From Goldman Sachs (NYSE:GS) in finance to Apple (NASDAQ:AAPL) in consumer discretionary goods, leading stocks have sold off hard in May and currently trade at significant discounts to 2011 highs. Without a fierce rebound in sector leaders, uber-rich bull market valuations on small and mid-cap growth stocks are unsustainable. Innovative restaurant reservations manager OpenTable (NASDAQ:OPEN) has lost 25% this month despite tremendous growth forecasts and monstrous margins. Priceline (PCLN) is down 10% over the same period. With trailing P/Es of 132 and 45, respectively, and growth forecasts dependent on continued worldwide fiscal stimulus, both still appear overvalued with immense downside.
While stocks that have already broken down offer momentum for short sellers, maximum gains on the short side are often made immediately after a stock peaks. Seeking Alpha contributor and fund manager Nicholas Southwick Levis makes the same assertion and discusses his favorite picks here. Another advantage to shorting a stock before it makes a big move south is that put options premiums are lower due to relatively lower volatility. My top three bubble stocks yet to burst are:
Salseforce (NYSE:CRM): Unlike Netflix (NASDAQ:NFLX), Salesforce is a favorite short play among fund managers I actually agree with. A trailing earnings ratio over 400 hardly seems justified with miniscule FCF, no dividend, market saturation, endless competition and growing cyberthreats for the information management provider. Insider selling has escalated since May 17 and insider holdings have progressively dwindled over several months. Currently over $151/share, CRM trades at an all-time high.

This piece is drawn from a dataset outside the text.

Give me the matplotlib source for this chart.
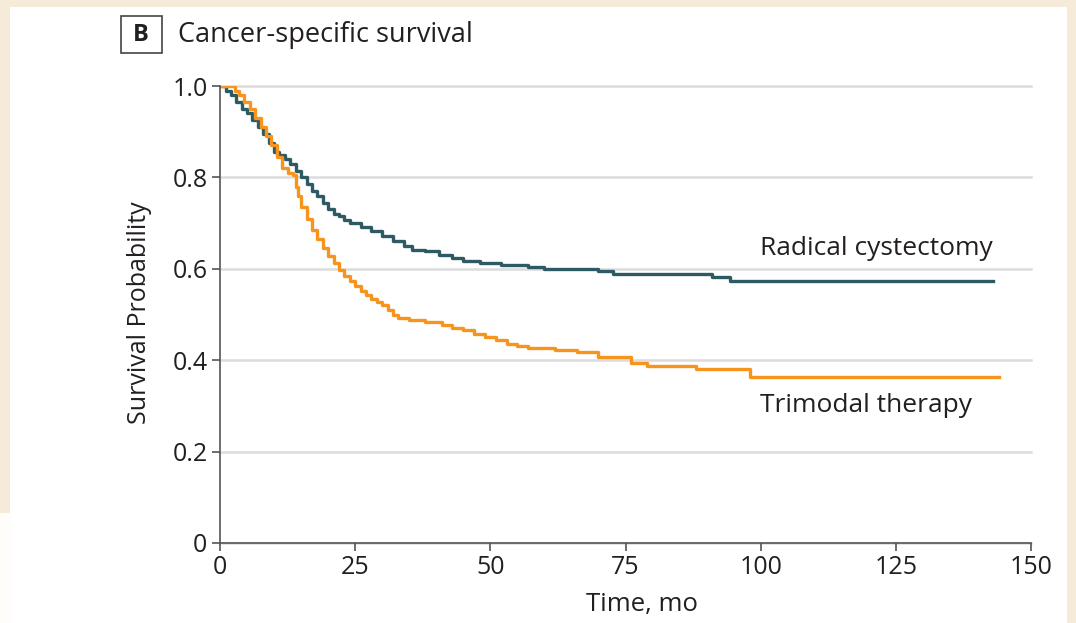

Abercrombie & Fitch (NYSE:ANF): Sorry to disappoint Animal House fans, but schoolboy uniforms and fraternity life are no longer the rage they once were. Without massive purchases in late 2010 by notorious bag holder Maverick Capital, managed by Lee Ainslie, the stock would doubtfully trade at 45x trailing earnings. FY 2011 is fully reported and sales were below 2008 and 2009 levels. The only real potential positive catalyst for the stock price is nostalgic fund managers Ainslie and Ray Dalio of Bridgewater taking the default dresser of frat boys private. Insider selling has been rampant for months, including multiple transactions in May, each netting board members over $400,000,000. ANF currently trades at over $74/share, up over 50% in 2011, and just off multi-year highs.
Green Mountain Coffee Roasters (NASDAQ:GMCR): It's hard for many people to understand stock market fraud, often because their morals disallow consideration of the types of actions commonly performed by market cheats. Sam Antar, Seeking Alpha contributor and former CFO of Crazy Eddie electronics retailer found guilty of immense financial fraud decades ago, certainly understands the thinking and execution behind stock scams large and small. I trust Mr. Antar as a man who knows he got away with "murder" and has committed much of the rest of his life to uncovering similarly despicable acts. His latest focus has been on Green Mountain Coffee Roasters' accounting practices and insider trading. With expansion into Starbucks (NASDAQ:SBUX) and otherwise impressive organic sales growth, GMCR is a highly valued stock with numerous potentially positive catalysts. According to Antar's research, however, which is easily confirmed, profitability is highly questionable due to inconsistencies in reporting. Despite strong projections, a trailing P/E over 100 is outrageous even without alleged fraud given uncertainty and a fragile economy. GMCR joins the NASDAQ 100 May 27th and buyers are pushing the stock to all-time highs day after day. Look for a dramatic reversal the first week of June.